Given records

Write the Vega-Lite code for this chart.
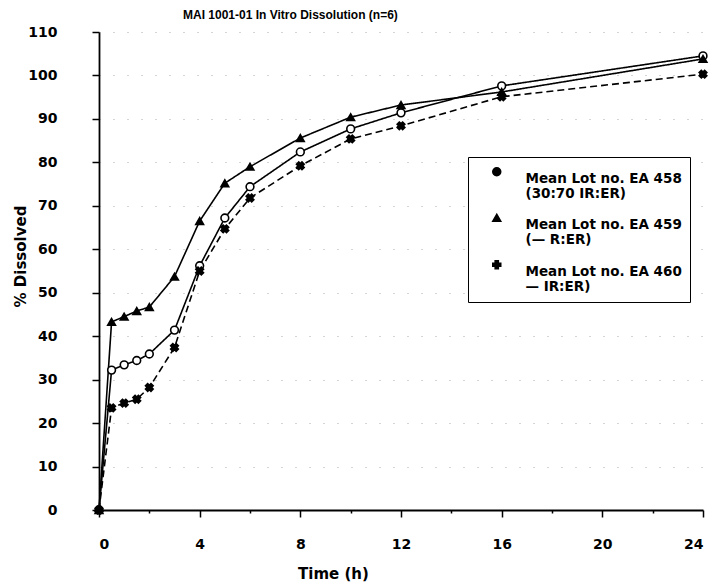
{
  "$schema": "https://vega.github.io/schema/vega-lite/v6.json",
  "width": 604,
  "height": 478,
  "autosize": {"type": "none"},
  "padding": {"left": 99, "top": 32, "right": 12, "bottom": 77},
  "background": "white",
  "title": {"text": "MAI 1001-01 In Vitro Dissolution (n=6)", "anchor": "start", "frame": "group", "dx": 84, "offset": 3, "font": "Liberation Sans", "fontSize": 12, "fontWeight": "bold", "color": "black"},
  "config": {"view": {"stroke": null}, "font": "DejaVu Sans"},
  "data": {"values": [
    {"t": 0, "lot": "EA 458", "p": 0}, {"t": 0.5, "lot": "EA 458", "p": 32.2}, {"t": 1, "lot": "EA 458", "p": 33.4}, {"t": 1.5, "lot": "EA 458", "p": 34.4}, {"t": 2, "lot": "EA 458", "p": 35.9}, {"t": 3, "lot": "EA 458", "p": 41.4}, {"t": 4, "lot": "EA 458", "p": 56.2}, {"t": 5, "lot": "EA 458", "p": 67.2}, {"t": 6, "lot": "EA 458", "p": 74.4}, {"t": 8, "lot": "EA 458", "p": 82.4}, {"t": 10, "lot": "EA 458", "p": 87.7}, {"t": 12, "lot": "EA 458", "p": 91.4}, {"t": 16, "lot": "EA 458", "p": 97.6}, {"t": 24, "lot": "EA 458", "p": 104.5},
    {"t": 0, "lot": "EA 459", "p": 0}, {"t": 0.5, "lot": "EA 459", "p": 43.3}, {"t": 1, "lot": "EA 459", "p": 44.5}, {"t": 1.5, "lot": "EA 459", "p": 45.8}, {"t": 2, "lot": "EA 459", "p": 46.7}, {"t": 3, "lot": "EA 459", "p": 53.7}, {"t": 4, "lot": "EA 459", "p": 66.5}, {"t": 5, "lot": "EA 459", "p": 75.2}, {"t": 6, "lot": "EA 459", "p": 79}, {"t": 8, "lot": "EA 459", "p": 85.6}, {"t": 10, "lot": "EA 459", "p": 90.4}, {"t": 12, "lot": "EA 459", "p": 93.2}, {"t": 16, "lot": "EA 459", "p": 96.2}, {"t": 24, "lot": "EA 459", "p": 103.8},
    {"t": 0, "lot": "EA 460", "p": 0}, {"t": 0.5, "lot": "EA 460", "p": 23.5}, {"t": 1, "lot": "EA 460", "p": 24.6}, {"t": 1.5, "lot": "EA 460", "p": 25.5}, {"t": 2, "lot": "EA 460", "p": 28.2}, {"t": 3, "lot": "EA 460", "p": 37.4}, {"t": 4, "lot": "EA 460", "p": 55}, {"t": 5, "lot": "EA 460", "p": 64.7}, {"t": 6, "lot": "EA 460", "p": 71.8}, {"t": 8, "lot": "EA 460", "p": 79.2}, {"t": 10, "lot": "EA 460", "p": 85.4}, {"t": 12, "lot": "EA 460", "p": 88.4}, {"t": 16, "lot": "EA 460", "p": 95.1}, {"t": 24, "lot": "EA 460", "p": 100.3}
  ]},
  "layer": [
    {
      "mark": {"type": "line", "stroke": "black", "strokeWidth": 1.6},
      "encoding": {
        "x": {"field": "t", "type": "quantitative", "scale": {"domain": [0, 24], "nice": false, "zero": false},
          "axis": {"orient": "bottom", "title": "Time (h)", "values": [0,1,2,3,4,5,6,7,8,9,10,11,12,13,14,15,16,17,18,19,20,21,22,23,24],
            "labelExpr": "datum.value % 4 == 0 ? datum.label : ''",
            "tickSize": {"condition": {"test": "datum.value % 4 == 0", "value": 7}, "value": 3},
            "tickColor": "black", "tickWidth": 1.5, "domainColor": "black", "domainWidth": 1.8, "grid": false,
            "labelFont": "DejaVu Sans", "labelFontSize": 14, "labelFontWeight": "bold", "labelColor": "black", "labelPadding": 20,
            "titleFont": "DejaVu Sans", "titleFontSize": 15, "titleFontWeight": "bold", "titleColor": "black", "titlePadding": 15, "titleX": 234}},
        "y": {"field": "p", "type": "quantitative", "scale": {"domain": [0, 110], "nice": false},
          "axis": {"orient": "left", "title": "% Dissolved", "values": [0,5,10,15,20,25,30,35,40,45,50,55,60,65,70,75,80,85,90,95,100,105,110],
            "labelExpr": "datum.value % 10 == 0 ? datum.label : ''",
            "tickSize": {"condition": {"test": "datum.value % 10 == 0", "value": 7}, "value": 3},
            "tickColor": "black", "tickWidth": 1.5, "domainColor": "black", "domainWidth": 1.8,
            "grid": true, "gridColor": {"condition": {"test": "datum.value % 10 == 0", "value": "#aaa"}, "value": "transparent"}, "gridDash": [1, 13], "gridWidth": 1,
            "labelFont": "DejaVu Sans", "labelFontSize": 14, "labelFontWeight": "bold", "labelColor": "black", "labelPadding": 35,
            "titleFont": "DejaVu Sans", "titleFontSize": 15, "titleFontWeight": "bold", "titleColor": "black", "titleX": -71, "titleY": 224}},
        "strokeDash": {"field": "lot", "type": "nominal", "scale": {"range": [[1, 0], [1, 0], [7, 4]]}, "legend": null}
      }
    },
    {
      "mark": {"type": "point", "filled": true, "stroke": "black", "strokeWidth": 1.6, "size": 60, "opacity": 1},
      "encoding": {
        "x": {"field": "t", "type": "quantitative"},
        "y": {"field": "p", "type": "quantitative"},
        "shape": {"field": "lot", "type": "nominal",
          "scale": {"range": ["circle", "triangle-up", "cross"]},
          "legend": {"orient": "none", "legendX": 369, "legendY": 125, "title": "", "strokeColor": "black", "padding": 8, "fillColor": "white",
            "labelExpr": "datum.value == 'EA 458' ? ['Mean Lot no. EA 458', '(30:70 IR:ER)'] : datum.value == 'EA 459' ? ['Mean Lot no. EA 459', '(\u2014      R:ER)'] : ['Mean Lot no. EA 460', '\u2014      IR:ER)']",
            "labelFont": "DejaVu Sans", "labelFontSize": 13.5, "labelFontWeight": "bold", "labelColor": "black", "labelLimit": 300,
            "labelBaseline": "top", "symbolSize": 64, "symbolOffset": 14, "labelOffset": 22, "rowPadding": 10,
            "encode": {"symbols": {"update": {
              "fill": {"signal": "datum.value == 'EA 458' ? 'white' : 'black'"},
              "stroke": {"value": "black"}, "strokeWidth": {"value": 1.6}, "opacity": {"value": 1}
            }}, "labels": {"update": {"dy": {"value": -8}}}}
          }},
        "angle": {"condition": {"test": "datum.lot == 'EA 460'", "value": 45}, "value": 0},
        "fill": {"condition": {"test": "datum.lot == 'EA 458'", "value": "white"}, "value": "black"}
      }
    }
  ]
}
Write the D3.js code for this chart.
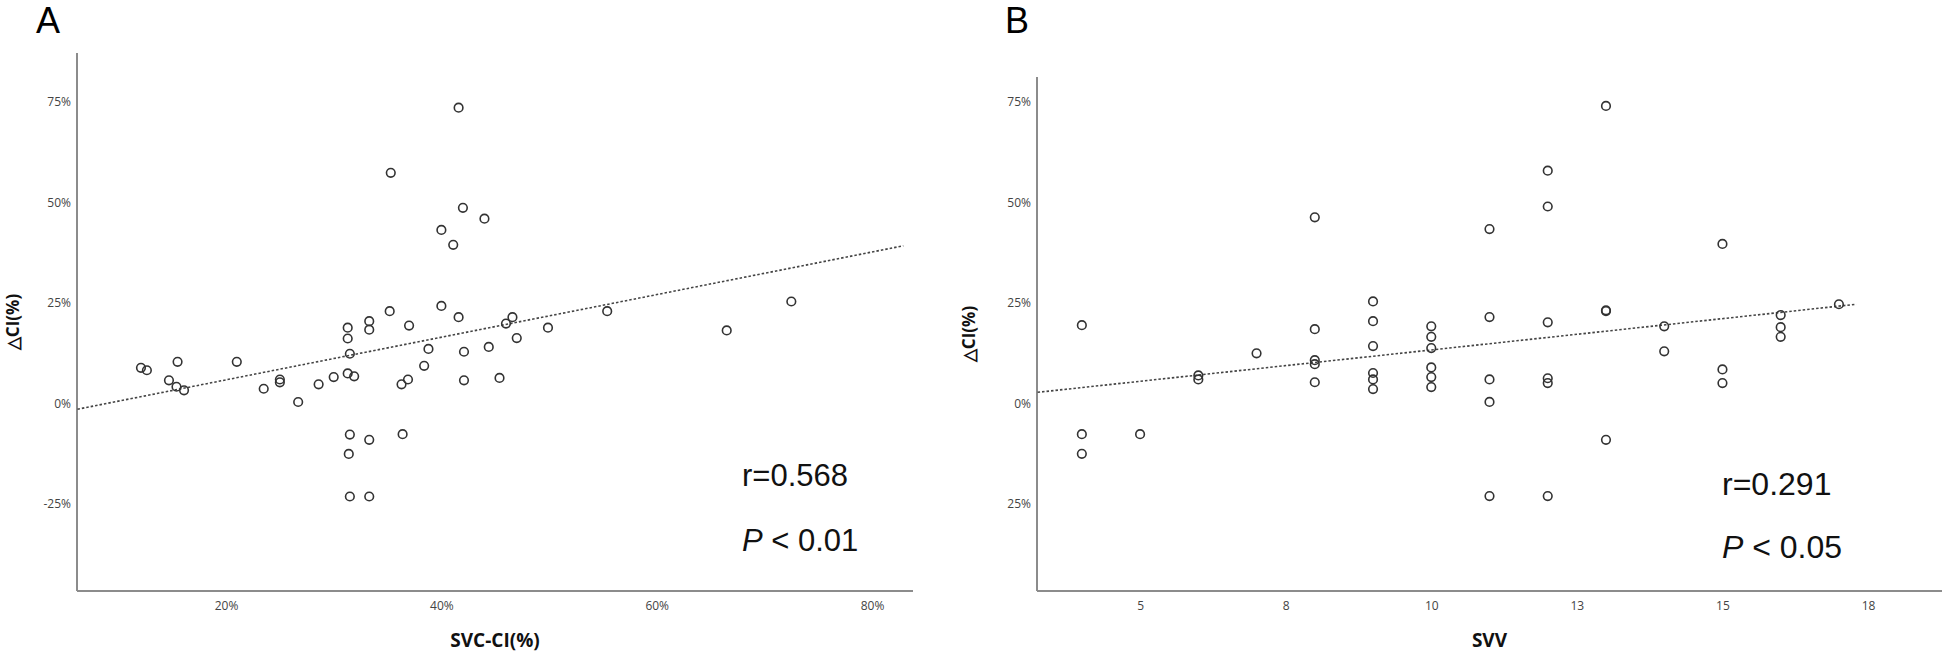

Aim of the task
Reproduce each entry verbatim, excluding any embedded images.

Completed exercise
Write the Vega-Lite code for this chart.
{
  "$schema": "https://vega.github.io/schema/vega-lite/v6.json",
  "width": 604,
  "height": 478,
  "autosize": {"type": "none"},
  "padding": {"left": 99, "top": 32, "right": 12, "bottom": 77},
  "background": "white",
  "title": {"text": "MAI 1001-01 In Vitro Dissolution (n=6)", "anchor": "start", "frame": "group", "dx": 84, "offset": 3, "font": "Liberation Sans", "fontSize": 12, "fontWeight": "bold", "color": "black"},
  "config": {"view": {"stroke": null}, "font": "DejaVu Sans"},
  "data": {"values": [
    {"t": 0, "lot": "EA 458", "p": 0}, {"t": 0.5, "lot": "EA 458", "p": 32.2}, {"t": 1, "lot": "EA 458", "p": 33.4}, {"t": 1.5, "lot": "EA 458", "p": 34.4}, {"t": 2, "lot": "EA 458", "p": 35.9}, {"t": 3, "lot": "EA 458", "p": 41.4}, {"t": 4, "lot": "EA 458", "p": 56.2}, {"t": 5, "lot": "EA 458", "p": 67.2}, {"t": 6, "lot": "EA 458", "p": 74.4}, {"t": 8, "lot": "EA 458", "p": 82.4}, {"t": 10, "lot": "EA 458", "p": 87.7}, {"t": 12, "lot": "EA 458", "p": 91.4}, {"t": 16, "lot": "EA 458", "p": 97.6}, {"t": 24, "lot": "EA 458", "p": 104.5},
    {"t": 0, "lot": "EA 459", "p": 0}, {"t": 0.5, "lot": "EA 459", "p": 43.3}, {"t": 1, "lot": "EA 459", "p": 44.5}, {"t": 1.5, "lot": "EA 459", "p": 45.8}, {"t": 2, "lot": "EA 459", "p": 46.7}, {"t": 3, "lot": "EA 459", "p": 53.7}, {"t": 4, "lot": "EA 459", "p": 66.5}, {"t": 5, "lot": "EA 459", "p": 75.2}, {"t": 6, "lot": "EA 459", "p": 79}, {"t": 8, "lot": "EA 459", "p": 85.6}, {"t": 10, "lot": "EA 459", "p": 90.4}, {"t": 12, "lot": "EA 459", "p": 93.2}, {"t": 16, "lot": "EA 459", "p": 96.2}, {"t": 24, "lot": "EA 459", "p": 103.8},
    {"t": 0, "lot": "EA 460", "p": 0}, {"t": 0.5, "lot": "EA 460", "p": 23.5}, {"t": 1, "lot": "EA 460", "p": 24.6}, {"t": 1.5, "lot": "EA 460", "p": 25.5}, {"t": 2, "lot": "EA 460", "p": 28.2}, {"t": 3, "lot": "EA 460", "p": 37.4}, {"t": 4, "lot": "EA 460", "p": 55}, {"t": 5, "lot": "EA 460", "p": 64.7}, {"t": 6, "lot": "EA 460", "p": 71.8}, {"t": 8, "lot": "EA 460", "p": 79.2}, {"t": 10, "lot": "EA 460", "p": 85.4}, {"t": 12, "lot": "EA 460", "p": 88.4}, {"t": 16, "lot": "EA 460", "p": 95.1}, {"t": 24, "lot": "EA 460", "p": 100.3}
  ]},
  "layer": [
    {
      "mark": {"type": "line", "stroke": "black", "strokeWidth": 1.6},
      "encoding": {
        "x": {"field": "t", "type": "quantitative", "scale": {"domain": [0, 24], "nice": false, "zero": false},
          "axis": {"orient": "bottom", "title": "Time (h)", "values": [0,1,2,3,4,5,6,7,8,9,10,11,12,13,14,15,16,17,18,19,20,21,22,23,24],
            "labelExpr": "datum.value % 4 == 0 ? datum.label : ''",
            "tickSize": {"condition": {"test": "datum.value % 4 == 0", "value": 7}, "value": 3},
            "tickColor": "black", "tickWidth": 1.5, "domainColor": "black", "domainWidth": 1.8, "grid": false,
            "labelFont": "DejaVu Sans", "labelFontSize": 14, "labelFontWeight": "bold", "labelColor": "black", "labelPadding": 20,
            "titleFont": "DejaVu Sans", "titleFontSize": 15, "titleFontWeight": "bold", "titleColor": "black", "titlePadding": 15, "titleX": 234}},
        "y": {"field": "p", "type": "quantitative", "scale": {"domain": [0, 110], "nice": false},
          "axis": {"orient": "left", "title": "% Dissolved", "values": [0,5,10,15,20,25,30,35,40,45,50,55,60,65,70,75,80,85,90,95,100,105,110],
            "labelExpr": "datum.value % 10 == 0 ? datum.label : ''",
            "tickSize": {"condition": {"test": "datum.value % 10 == 0", "value": 7}, "value": 3},
            "tickColor": "black", "tickWidth": 1.5, "domainColor": "black", "domainWidth": 1.8,
            "grid": true, "gridColor": {"condition": {"test": "datum.value % 10 == 0", "value": "#aaa"}, "value": "transparent"}, "gridDash": [1, 13], "gridWidth": 1,
            "labelFont": "DejaVu Sans", "labelFontSize": 14, "labelFontWeight": "bold", "labelColor": "black", "labelPadding": 35,
            "titleFont": "DejaVu Sans", "titleFontSize": 15, "titleFontWeight": "bold", "titleColor": "black", "titleX": -71, "titleY": 224}},
        "strokeDash": {"field": "lot", "type": "nominal", "scale": {"range": [[1, 0], [1, 0], [7, 4]]}, "legend": null}
      }
    },
    {
      "mark": {"type": "point", "filled": true, "stroke": "black", "strokeWidth": 1.6, "size": 60, "opacity": 1},
      "encoding": {
        "x": {"field": "t", "type": "quantitative"},
        "y": {"field": "p", "type": "quantitative"},
        "shape": {"field": "lot", "type": "nominal",
          "scale": {"range": ["circle", "triangle-up", "cross"]},
          "legend": {"orient": "none", "legendX": 369, "legendY": 125, "title": "", "strokeColor": "black", "padding": 8, "fillColor": "white",
            "labelExpr": "datum.value == 'EA 458' ? ['Mean Lot no. EA 458', '(30:70 IR:ER)'] : datum.value == 'EA 459' ? ['Mean Lot no. EA 459', '(\u2014      R:ER)'] : ['Mean Lot no. EA 460', '\u2014      IR:ER)']",
            "labelFont": "DejaVu Sans", "labelFontSize": 13.5, "labelFontWeight": "bold", "labelColor": "black", "labelLimit": 300,
            "labelBaseline": "top", "symbolSize": 64, "symbolOffset": 14, "labelOffset": 22, "rowPadding": 10,
            "encode": {"symbols": {"update": {
              "fill": {"signal": "datum.value == 'EA 458' ? 'white' : 'black'"},
              "stroke": {"value": "black"}, "strokeWidth": {"value": 1.6}, "opacity": {"value": 1}
            }}, "labels": {"update": {"dy": {"value": -8}}}}
          }},
        "angle": {"condition": {"test": "datum.lot == 'EA 460'", "value": 45}, "value": 0},
        "fill": {"condition": {"test": "datum.lot == 'EA 458'", "value": "white"}, "value": "black"}
      }
    }
  ]
}
Write the D3.js code for this chart.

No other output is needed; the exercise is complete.